I've decided to scratch build a Puddle Jumper from Stargate Atlantis. It will be around 1/72 scale. I've spent a fair amount of time pondering how to render the asymetrical channels in it's hull. For the front and back I'll be cutting into the panel itself, you can see that in the front that I've done. The sides will be built up with strips after I lay down the "planking". There will be a cockpit but since I want to build it with the engine pods extended I'll have the partition door closed.

www.xenodyssey.com/portfolio/Models/PuddleJumperWIP01.jpg

BTW Yes, the front face looks distorted. That's just the macro setting on my camera.


----------



## kenlee (Feb 11, 2010)

Xenodyssey said:


> Hi Everyone
> 
> I've decided to scratch build a Puddle Jumper from Stargate Atlantis. It will be around 1/72 scale. I've spent a fair amount of time pondering how to render the asymetrical channels in it's hull. For the front and back I'll be cutting into the panel itself, you can see that in the front that I've done. The sides will be built up with strips after I lay down the "planking". There will be a cockpit but since I want to build it with the engine pods extended I'll have the partition door closed.
> 
> ...


I will watch this with interest, I have wanted to do one of these since I first saw the design.


----------



## SJF (Dec 3, 1999)

A big fan of all the Stargate series here. Just wished they did more models. Looking forward to seeing this, too. 

Sean


----------



## Xenodyssey (Aug 27, 2008)

Working on the Puddle Jumper seats. Test fit to see if they fit in the cockpit area OK.

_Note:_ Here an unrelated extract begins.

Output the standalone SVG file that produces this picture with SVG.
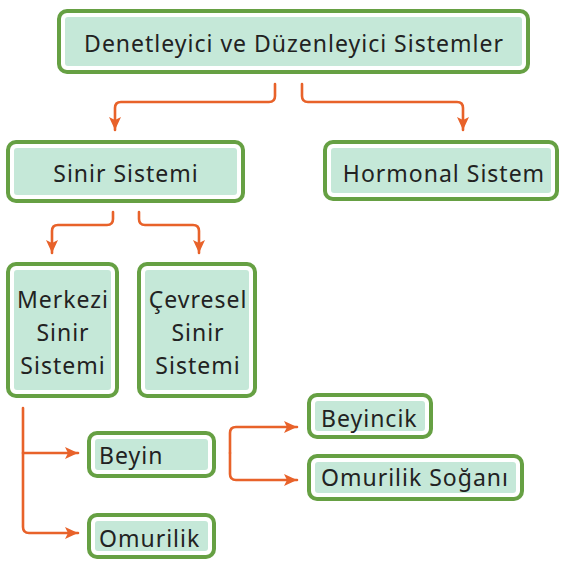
<svg xmlns="http://www.w3.org/2000/svg" width="565" height="562" viewBox="0 0 565 562">
<defs>
<marker id="ah" markerUnits="userSpaceOnUse" markerWidth="14" markerHeight="14" viewBox="0 0 14 14" refX="13" refY="7" orient="auto">
<path d="M0,1 L13,7 L0,13 L3,7 Z" fill="#e8622a"/>
</marker>
</defs>
<style>
.box{fill:#ffffff;stroke:#66a043;stroke-width:4}
.fill{fill:#c5e8d8}
.t{font-family:"Noto Sans","Liberation Sans",sans-serif;font-size:23px;letter-spacing:1px;fill:#222}
.c{text-anchor:middle}
.con{fill:none;stroke:#e8622a;stroke-width:2.6;stroke-linecap:round}
</style>
<rect width="565" height="562" fill="#ffffff"/>
<g id="connectors">
<path class="con" d="M275,84 V96 Q275,102 269,102 H121 Q115,102 115,108 V130" marker-end="url(#ah)"/>
<path class="con" d="M302,84 V96 Q302,102 308,102 H457 Q463,102 463,108 V130" marker-end="url(#ah)"/>
<path class="con" d="M113,212 V219 Q113,225 107,225 H58 Q52,225 52,231 V253" marker-end="url(#ah)"/>
<path class="con" d="M139,212 V219 Q139,225 145,225 H193 Q199,225 199,231 V253" marker-end="url(#ah)"/>
<path class="con" d="M23,408 V527 Q23,533 29,533 H78" marker-end="url(#ah)"/>
<path class="con" d="M23,453 H78" marker-end="url(#ah)"/>
<path class="con" d="M230,453 V433 Q230,427 236,427 H297" marker-end="url(#ah)"/>
<path class="con" d="M230,453 V474 Q230,480 236,480 H297" marker-end="url(#ah)"/>
</g>
<g id="n-top">
<rect class="box" x="59" y="11" width="469" height="61" rx="8"/>
<rect class="fill" x="65" y="17" width="457" height="49" rx="3"/>
<text class="t c" x="294" y="52">Denetleyici ve Düzenleyici Sistemler</text>
</g>
<g id="n-sinir">
<rect class="box" x="8" y="142" width="235" height="59" rx="8"/>
<rect class="fill" x="14" y="148" width="223" height="47" rx="3"/>
<text class="t c" x="126" y="182">Sinir Sistemi</text>
</g>
<g id="n-hormonal">
<rect class="box" x="325" y="142" width="232" height="57" rx="8"/>
<rect class="fill" x="331" y="148" width="220" height="45" rx="3"/>
<text class="t c" x="444" y="182">Hormonal Sistem</text>
</g>
<g id="n-merkezi">
<rect class="box" x="8" y="264" width="109" height="132" rx="8"/>
<rect class="fill" x="14" y="270" width="97" height="120" rx="3"/>
<text class="t c" x="63" y="308">Merkezi</text>
<text class="t c" x="63" y="341">Sinir</text>
<text class="t c" x="63" y="374">Sistemi</text>
</g>
<g id="n-cevresel">
<rect class="box" x="139" y="264" width="116" height="132" rx="8"/>
<rect class="fill" x="145" y="270" width="104" height="120" rx="3"/>
<text class="t c" x="198" y="308">Çevresel</text>
<text class="t c" x="198" y="341">Sinir</text>
<text class="t c" x="198" y="374">Sistemi</text>
</g>
<g id="n-beyin">
<rect class="box" x="89" y="433" width="125" height="43" rx="8"/>
<rect class="fill" x="95" y="439" width="113" height="31" rx="3"/>
<text class="t" x="99" y="464">Beyin</text>
</g>
<g id="n-omurilik">
<rect class="box" x="89" y="515" width="125" height="42" rx="8"/>
<rect class="fill" x="95" y="521" width="113" height="30" rx="3"/>
<text class="t" x="99" y="547">Omurilik</text>
</g>
<g id="n-beyincik">
<rect class="box" x="309" y="395" width="122" height="42" rx="8"/>
<rect class="fill" x="315" y="401" width="110" height="30" rx="3"/>
<text class="t" x="321" y="427">Beyincik</text>
</g>
<g id="n-sogan">
<rect class="box" x="309" y="456" width="213" height="43" rx="8"/>
<rect class="fill" x="315" y="462" width="201" height="31" rx="3"/>
<text class="t" x="321" y="486">Omurilik Soğanı</text>
</g>
</svg>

www.xenodyssey.com/portfolio/Models/PuddleJumperWIP02B.jpg

Still adding all those cushions!


----------



## kenlee (Feb 11, 2010)

Xenodyssey said:


> Working on the Puddle Jumper seats. Test fit to see if they fit in the cockpit area OK.
> 
> www.xenodyssey.com/portfolio/Models/PuddleJumperWIP02B.jpg
> 
> Still adding all those cushions!


Fantastic! Those seats are so tiny, I would not be able to do that. They would have to be at least 1/35 scale for me to even see to make those.


----------



## Xenodyssey (Aug 27, 2008)

I was glad it was only 4 seats. Good practice for when I do an interior for my Runabout kit.


----------



## sg1 (Apr 2, 2003)

Very nice!!


----------



## SJF (Dec 3, 1999)

Xenodyssey said:


> Working on the Puddle Jumper seats. Test fit to see if they fit in the cockpit area OK.
> 
> www.xenodyssey.com/portfolio/Models/PuddleJumperWIP02B.jpg
> 
> Still adding all those cushions!


You're off to a great start.

Sean


----------



## starlord (Mar 30, 2011)

That is a good model to build, I've been watching it on t.v. and I have wished someone would put of some models based on the show. I would love to have a model of that big ship the use to go between Earth and them.


----------



## Xenodyssey (Aug 27, 2008)

Testing fitting the front console and seeing how the seats look with the raised floor section added.

www.xenodyssey.com/portfolio/Models/PuddleJumperWIP03A.jpg
www.xenodyssey.com/portfolio/Models/PuddleJumperWIP03B.jpg

I had to break down the DHD after first making it, it was waaay out of scale. Looks better now. Now I have to do the rear consoles and the overhead console and test fit again.


----------



## Styrofoam_Guy (May 4, 2004)

Great progress so far. Thanks for the photos


----------



## kenlee (Feb 11, 2010)

Xenodyssey said:


> Testing fitting the front console and seeing how the seats look with the raised floor section added.
> 
> www.xenodyssey.com/portfolio/Models/PuddleJumperWIP03A.jpg
> www.xenodyssey.com/portfolio/Models/PuddleJumperWIP03B.jpg
> ...


Fantastic work! I am saving the pics for future reference.


----------



## rkoenn (Dec 18, 2007)

I'm not familiar with the vehicle but you appear to be doing a great job and with an amazing amount of scratch built detail.


----------



## Xenodyssey (Aug 27, 2008)

It's a neat little vehicle and an injection kit should have been made of it years ago. The show, Stargate Atlantis was pretty good most of the tme as well.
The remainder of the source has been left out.